Ministère public / Aurélien D.

contrefaçon - copie privée - droit d'auteur - mise à disposition - peer to peer - reproduction - telechargement

PROCEDURE

La prévention

Aurélien D. a été cité par le ministère public devant le tribunal correctionnel de Rodez pour avoir, à Rodez, courant 2003, en tout cas depuis temps non prescrit, édité une production, en l’espèce en reproduisant 488 Cdroms, imprimé ou gravé en entier ou partie sans respecter les droits des auteurs, commettant ainsi une contrefaçon,

Infraction prévue par les articles L 335-2 al 1, al 2, L 335-3, L 112-2, L 121-8 al 1, L 122-3, L 122-4, L 122-6 du code de la propriété intellectuelle et réprimée par les articles L 335-2 al 2, L 335-5 al 1, L 335-6, L 335-7 du code de la propriété intellectuelle

Le jugement

Par jugement du 13 octobre 2004, le tribunal correctionnel de Rodez a renvoyé Aurélien D. des fins de la poursuite et a déclaré irrecevables les constitutions de partie civile.

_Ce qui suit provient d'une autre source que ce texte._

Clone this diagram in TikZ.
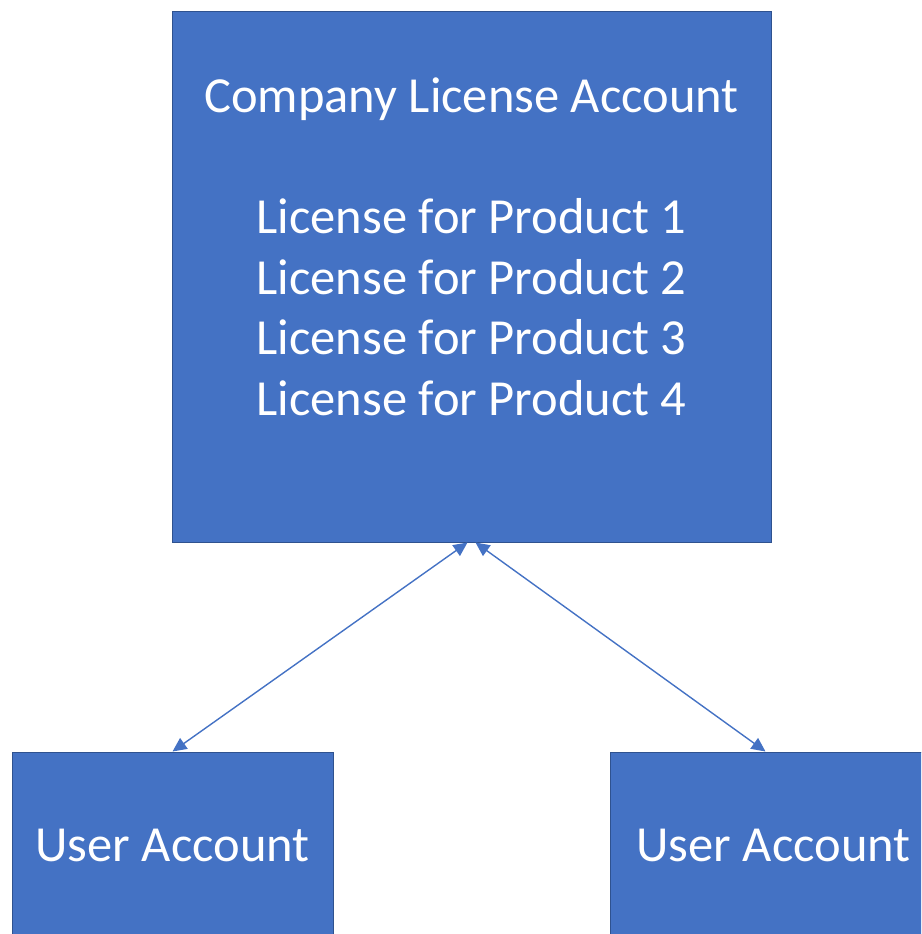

Le 14 octobre 2004, le ministère public a formé appel principal des dispositions pénales de ce jugement.

Le 19 octobre 2004, les parties civiles ont interjeté appel des dispositions civiles de ce jugement.

L’arrêt de la cour d’appel du 10 mars 2005

Par arrêt contradictoire du 10 mars 2005 la cour d’appel de Montpellier a confirmé le jugement sur l’action publique et débouté les parties civiles de leurs demandes. Cette décision a fait l’objet d’une rectification d’erreur matérielle par arrêt du 14 avril 2005.

L’arrêt de la Cour de cassation du 30 mai 2006.

Sur les pourvois formés par le procureur général près la cour d’appel de Montpellier et les parties civiles, la Cour de cassation, chambre criminelle, par arrêt du 30 mai 2006, a, au visa de l’article 593 du code de procédure pénale, cassé cet arrêt en toutes ses dispositions tant pénales que civiles, et a renvoyé la cause et les parties devant la cour d’appel d’Aix en Provence.

DISCUSSION

En la forme,

Attendu que Aurélien D., régulièrement cité à sa personne, comparait assisté de son conseil ;

Que les parties civiles ne comparaissent pas et sont représentées par leur conseil ;

Qu’il sera statué par arrêt contradictoire à l’égard des parties ;

Attendu que les appels formés par le ministère public et les parties civiles sont recevables pour avoir été interjetés dans les formes et délais légaux.

Au fond

Rappel succinct des faits

Le 19 février 2003, les gendarmes de la brigades recherches de Rodez ont découvert au domicile de Aurélien D., étudiant en 1ère année d’IUT, 488 Cdroms reproduisant des films ou des dessins animés, dûment répertoriés et numérotés, qui ont été, des aveux mêmes de Aurélien D., téléchargés sur internet pour un tiers et pour les deux autres tiers copiés à partir de Cdroms prêtés par des copains. Selon ses déclarations aux services de gendarmerie, il n’a jamais vendu ou échangés ces Cdroms, se contentant d’en prêter à des copains ou de les regarder avec deux ou trois copains. Il a admis savoir qu’il est interdit de télécharger des films sur internet.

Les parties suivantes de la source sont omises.